▶ _PROVIDED DATA_
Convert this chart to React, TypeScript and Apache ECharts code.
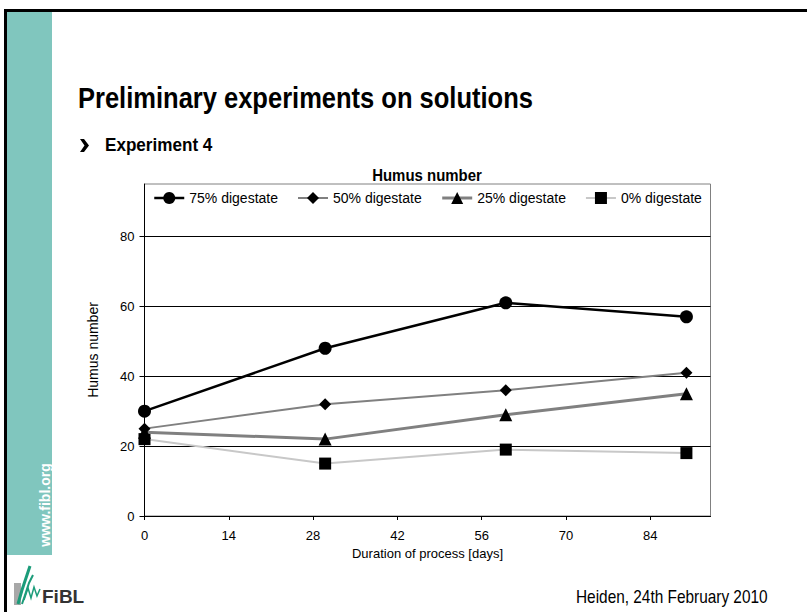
import React, { useEffect, useRef } from "react";
import * as echarts from "echarts";

const days = [0, 30, 60, 90];
const seriesNames = ["75% digestate", "50% digestate", "25% digestate", "0% digestate"];
const d75 = [30, 48, 61, 57];
const d50 = [25, 32, 36, 41];
const d25 = [24, 22, 29, 35];
const d0 = [22, 15, 19, 18];
const xTicks = [0, 14, 28, 42, 56, 70, 84];
const yTicks = [0, 20, 40, 60, 80];

const FONT = "Liberation Sans, Arial, sans-serif";

export default function App() {
  const ref = useRef<HTMLDivElement>(null);
  useEffect(() => {
    if (!ref.current) return;
    const chart = echarts.init(ref.current, undefined, { renderer: "svg" });
    const pts = (arr: number[]) => days.map((d, i) => [d, arr[i]]);
    const option: any = {
      animation: false,
      backgroundColor: "#fff",
      textStyle: { fontFamily: FONT },
      grid: {
        left: 144.5,
        right: 96.5,
        top: 184,
        bottom: 96,
        show: true,
        borderColor: "#808080",
        borderWidth: 1,
        containLabel: false,
      },
      legend: {
        data: seriesNames,
        left: 153,
        top: 191,
        padding: 0,
        itemWidth: 30,
        itemHeight: 15,
        itemGap: 19,
        lineStyle: { width: "inherit" },
        textStyle: { fontSize: 14, color: "#000", fontFamily: FONT },
      },
      xAxis: {
        type: "value",
        min: 0,
        max: 94,
        interval: 14,
        name: "Duration of process [days]",
        nameLocation: "middle",
        nameGap: 29,
        nameTextStyle: { fontSize: 13, color: "#000", fontFamily: FONT },
        axisLine: { show: true, onZero: false, lineStyle: { color: "#000", width: 1 } },
        axisTick: { show: true, length: 4, inside: false, customValues: xTicks, lineStyle: { color: "#000" } },
        axisLabel: {
          color: "#000",
          fontSize: 13,
          margin: 13,
          customValues: xTicks,
          formatter: (v: number) => (v % 14 === 0 ? String(v) : ""),
        },
        splitLine: { show: false },
      },
      yAxis: {
        type: "value",
        min: 0,
        max: 95,
        interval: 20,
        name: "Humus number",
        nameLocation: "middle",
        nameGap: 45,
        nameTextStyle: { fontSize: 14, color: "#000", fontFamily: FONT },
        axisLine: { show: true, onZero: false, lineStyle: { color: "#000", width: 1 } },
        axisTick: { show: true, length: 5, inside: false, customValues: yTicks, lineStyle: { color: "#000" } },
        axisLabel: {
          color: "#000",
          fontSize: 13,
          margin: 10,
          customValues: yTicks,
          formatter: (v: number) => (v % 20 === 0 ? String(v) : ""),
        },
        splitLine: { show: true, lineStyle: { color: "#000", width: 1 } },
      },
      series: [
        {
          name: seriesNames[0],
          type: "line",
          data: pts(d75),
          symbol: "circle",
          symbolSize: 13,
          lineStyle: { color: "#000", width: 2.5 },
          itemStyle: { color: "#000" },
          z: 5,
        },
        {
          name: seriesNames[1],
          type: "line",
          data: pts(d50),
          symbol: "diamond",
          symbolSize: 12,
          lineStyle: { color: "#808080", width: 2 },
          itemStyle: { color: "#000" },
          z: 4,
        },
        {
          name: seriesNames[2],
          type: "line",
          data: pts(d25),
          symbol: "triangle",
          symbolSize: 13,
          lineStyle: { color: "#808080", width: 3 },
          itemStyle: { color: "#000" },
          z: 3,
        },
        {
          name: seriesNames[3],
          type: "line",
          data: pts(d0),
          symbol: "rect",
          symbolSize: 12,
          lineStyle: { color: "#c8c8c8", width: 2 },
          itemStyle: { color: "#000" },
          z: 2,
        },
      ],
      graphic: [
        { type: "rect", shape: { x: 6, y: 12, width: 46, height: 543 }, style: { fill: "#80c6be" }, silent: true },
        { type: "rect", shape: { x: 4, y: 9, width: 803, height: 3 }, style: { fill: "#000" }, silent: true },
        { type: "rect", shape: { x: 4, y: 9, width: 3, height: 603 }, style: { fill: "#000" }, silent: true },
        {
          type: "text",
          x: 45,
          y: 505,
          rotation: Math.PI / 2,
          style: {
            text: "www.fibl.org",
            fill: "#fff",
            font: `bold 14px ${FONT}`,
            textAlign: "center",
            textVerticalAlign: "middle",
          },
        },
        {
          type: "text",
          x: 78,
          y: 98,
          scaleX: 0.88,
          style: {
            text: "Preliminary experiments on solutions",
            fill: "#000",
            font: `bold 29px ${FONT}`,
            textAlign: "left",
            textVerticalAlign: "middle",
          },
        },
        {
          type: "polygon",
          shape: { points: [[80, 139], [84, 139], [89, 145.5], [84, 152], [80, 152], [84.5, 145.5]] },
          style: { fill: "#000" },
        },
        {
          type: "text",
          x: 105,
          y: 145,
          scaleX: 0.9,
          style: {
            text: "Experiment 4",
            fill: "#000",
            font: `bold 19px ${FONT}`,
            textAlign: "left",
            textVerticalAlign: "middle",
          },
        },
        {
          type: "text",
          x: 427,
          y: 175,
          scaleX: 0.88,
          style: {
            text: "Humus number",
            fill: "#000",
            font: `bold 17px ${FONT}`,
            textAlign: "center",
            textVerticalAlign: "middle",
          },
        },
        {
          type: "text",
          x: 576,
          y: 597,
          scaleX: 0.88,
          style: {
            text: "Heiden, 24th February 2010",
            fill: "#000",
            font: `17.5px ${FONT}`,
            textAlign: "left",
            textVerticalAlign: "middle",
          },
        },
        { type: "rect", shape: { x: 14, y: 583, width: 7, height: 22 }, style: { fill: "#a8a8a8" } },
        {
          type: "polyline",
          shape: { points: [[18, 604], [22, 590], [26, 578], [30, 566]] },
          style: { stroke: "#1c9c7a", lineWidth: 3, fill: "none" },
        },
        {
          type: "polyline",
          shape: { points: [[22, 604], [26, 592], [29, 583], [33, 575]] },
          style: { stroke: "#1c9c7a", lineWidth: 2, fill: "none" },
        },
        {
          type: "polyline",
          shape: { points: [[24, 600], [28, 588], [31, 598], [34, 587], [37, 596], [40, 589]] },
          style: { stroke: "#1c9c7a", lineWidth: 1.5, fill: "none" },
        },
        {
          type: "text",
          x: 42,
          y: 596,
          style: {
            text: "FiBL",
            fill: "#333",
            font: `bold 19px ${FONT}`,
            textAlign: "left",
            textVerticalAlign: "middle",
          },
        },
      ],
    };
    chart.setOption(option);
    return () => chart.dispose();
  }, []);
  return (
    <div
      ref={ref}
      style={{ position: "absolute", left: 0, top: 0, width: 807, height: 612, background: "#fff" }}
    />
  );
}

▶ _CHALLENGE_
Quote each line of the listing exactly, but leave the pictures out.

▶ _COMPLETED EXERCISE_
Convert this chart to React, TypeScript and Apache ECharts code.
import React, { useEffect, useRef } from "react";
import * as echarts from "echarts";

const days = [0, 30, 60, 90];
const seriesNames = ["75% digestate", "50% digestate", "25% digestate", "0% digestate"];
const d75 = [30, 48, 61, 57];
const d50 = [25, 32, 36, 41];
const d25 = [24, 22, 29, 35];
const d0 = [22, 15, 19, 18];
const xTicks = [0, 14, 28, 42, 56, 70, 84];
const yTicks = [0, 20, 40, 60, 80];

const FONT = "Liberation Sans, Arial, sans-serif";

export default function App() {
  const ref = useRef<HTMLDivElement>(null);
  useEffect(() => {
    if (!ref.current) return;
    const chart = echarts.init(ref.current, undefined, { renderer: "svg" });
    const pts = (arr: number[]) => days.map((d, i) => [d, arr[i]]);
    const option: any = {
      animation: false,
      backgroundColor: "#fff",
      textStyle: { fontFamily: FONT },
      grid: {
        left: 144.5,
        right: 96.5,
        top: 184,
        bottom: 96,
        show: true,
        borderColor: "#808080",
        borderWidth: 1,
        containLabel: false,
      },
      legend: {
        data: seriesNames,
        left: 153,
        top: 191,
        padding: 0,
        itemWidth: 30,
        itemHeight: 15,
        itemGap: 19,
        lineStyle: { width: "inherit" },
        textStyle: { fontSize: 14, color: "#000", fontFamily: FONT },
      },
      xAxis: {
        type: "value",
        min: 0,
        max: 94,
        interval: 14,
        name: "Duration of process [days]",
        nameLocation: "middle",
        nameGap: 29,
        nameTextStyle: { fontSize: 13, color: "#000", fontFamily: FONT },
        axisLine: { show: true, onZero: false, lineStyle: { color: "#000", width: 1 } },
        axisTick: { show: true, length: 4, inside: false, customValues: xTicks, lineStyle: { color: "#000" } },
        axisLabel: {
          color: "#000",
          fontSize: 13,
          margin: 13,
          customValues: xTicks,
          formatter: (v: number) => (v % 14 === 0 ? String(v) : ""),
        },
        splitLine: { show: false },
      },
      yAxis: {
        type: "value",
        min: 0,
        max: 95,
        interval: 20,
        name: "Humus number",
        nameLocation: "middle",
        nameGap: 45,
        nameTextStyle: { fontSize: 14, color: "#000", fontFamily: FONT },
        axisLine: { show: true, onZero: false, lineStyle: { color: "#000", width: 1 } },
        axisTick: { show: true, length: 5, inside: false, customValues: yTicks, lineStyle: { color: "#000" } },
        axisLabel: {
          color: "#000",
          fontSize: 13,
          margin: 10,
          customValues: yTicks,
          formatter: (v: number) => (v % 20 === 0 ? String(v) : ""),
        },
        splitLine: { show: true, lineStyle: { color: "#000", width: 1 } },
      },
      series: [
        {
          name: seriesNames[0],
          type: "line",
          data: pts(d75),
          symbol: "circle",
          symbolSize: 13,
          lineStyle: { color: "#000", width: 2.5 },
          itemStyle: { color: "#000" },
          z: 5,
        },
        {
          name: seriesNames[1],
          type: "line",
          data: pts(d50),
          symbol: "diamond",
          symbolSize: 12,
          lineStyle: { color: "#808080", width: 2 },
          itemStyle: { color: "#000" },
          z: 4,
        },
        {
          name: seriesNames[2],
          type: "line",
          data: pts(d25),
          symbol: "triangle",
          symbolSize: 13,
          lineStyle: { color: "#808080", width: 3 },
          itemStyle: { color: "#000" },
          z: 3,
        },
        {
          name: seriesNames[3],
          type: "line",
          data: pts(d0),
          symbol: "rect",
          symbolSize: 12,
          lineStyle: { color: "#c8c8c8", width: 2 },
          itemStyle: { color: "#000" },
          z: 2,
        },
      ],
      graphic: [
        { type: "rect", shape: { x: 6, y: 12, width: 46, height: 543 }, style: { fill: "#80c6be" }, silent: true },
        { type: "rect", shape: { x: 4, y: 9, width: 803, height: 3 }, style: { fill: "#000" }, silent: true },
        { type: "rect", shape: { x: 4, y: 9, width: 3, height: 603 }, style: { fill: "#000" }, silent: true },
        {
          type: "text",
          x: 45,
          y: 505,
          rotation: Math.PI / 2,
          style: {
            text: "www.fibl.org",
            fill: "#fff",
            font: `bold 14px ${FONT}`,
            textAlign: "center",
            textVerticalAlign: "middle",
          },
        },
        {
          type: "text",
          x: 78,
          y: 98,
          scaleX: 0.88,
          style: {
            text: "Preliminary experiments on solutions",
            fill: "#000",
            font: `bold 29px ${FONT}`,
            textAlign: "left",
            textVerticalAlign: "middle",
          },
        },
        {
          type: "polygon",
          shape: { points: [[80, 139], [84, 139], [89, 145.5], [84, 152], [80, 152], [84.5, 145.5]] },
          style: { fill: "#000" },
        },
        {
          type: "text",
          x: 105,
          y: 145,
          scaleX: 0.9,
          style: {
            text: "Experiment 4",
            fill: "#000",
            font: `bold 19px ${FONT}`,
            textAlign: "left",
            textVerticalAlign: "middle",
          },
        },
        {
          type: "text",
          x: 427,
          y: 175,
          scaleX: 0.88,
          style: {
            text: "Humus number",
            fill: "#000",
            font: `bold 17px ${FONT}`,
            textAlign: "center",
            textVerticalAlign: "middle",
          },
        },
        {
          type: "text",
          x: 576,
          y: 597,
          scaleX: 0.88,
          style: {
            text: "Heiden, 24th February 2010",
            fill: "#000",
            font: `17.5px ${FONT}`,
            textAlign: "left",
            textVerticalAlign: "middle",
          },
        },
        { type: "rect", shape: { x: 14, y: 583, width: 7, height: 22 }, style: { fill: "#a8a8a8" } },
        {
          type: "polyline",
          shape: { points: [[18, 604], [22, 590], [26, 578], [30, 566]] },
          style: { stroke: "#1c9c7a", lineWidth: 3, fill: "none" },
        },
        {
          type: "polyline",
          shape: { points: [[22, 604], [26, 592], [29, 583], [33, 575]] },
          style: { stroke: "#1c9c7a", lineWidth: 2, fill: "none" },
        },
        {
          type: "polyline",
          shape: { points: [[24, 600], [28, 588], [31, 598], [34, 587], [37, 596], [40, 589]] },
          style: { stroke: "#1c9c7a", lineWidth: 1.5, fill: "none" },
        },
        {
          type: "text",
          x: 42,
          y: 596,
          style: {
            text: "FiBL",
            fill: "#333",
            font: `bold 19px ${FONT}`,
            textAlign: "left",
            textVerticalAlign: "middle",
          },
        },
      ],
    };
    chart.setOption(option);
    return () => chart.dispose();
  }, []);
  return (
    <div
      ref={ref}
      style={{ position: "absolute", left: 0, top: 0, width: 807, height: 612, background: "#fff" }}
    />
  );
}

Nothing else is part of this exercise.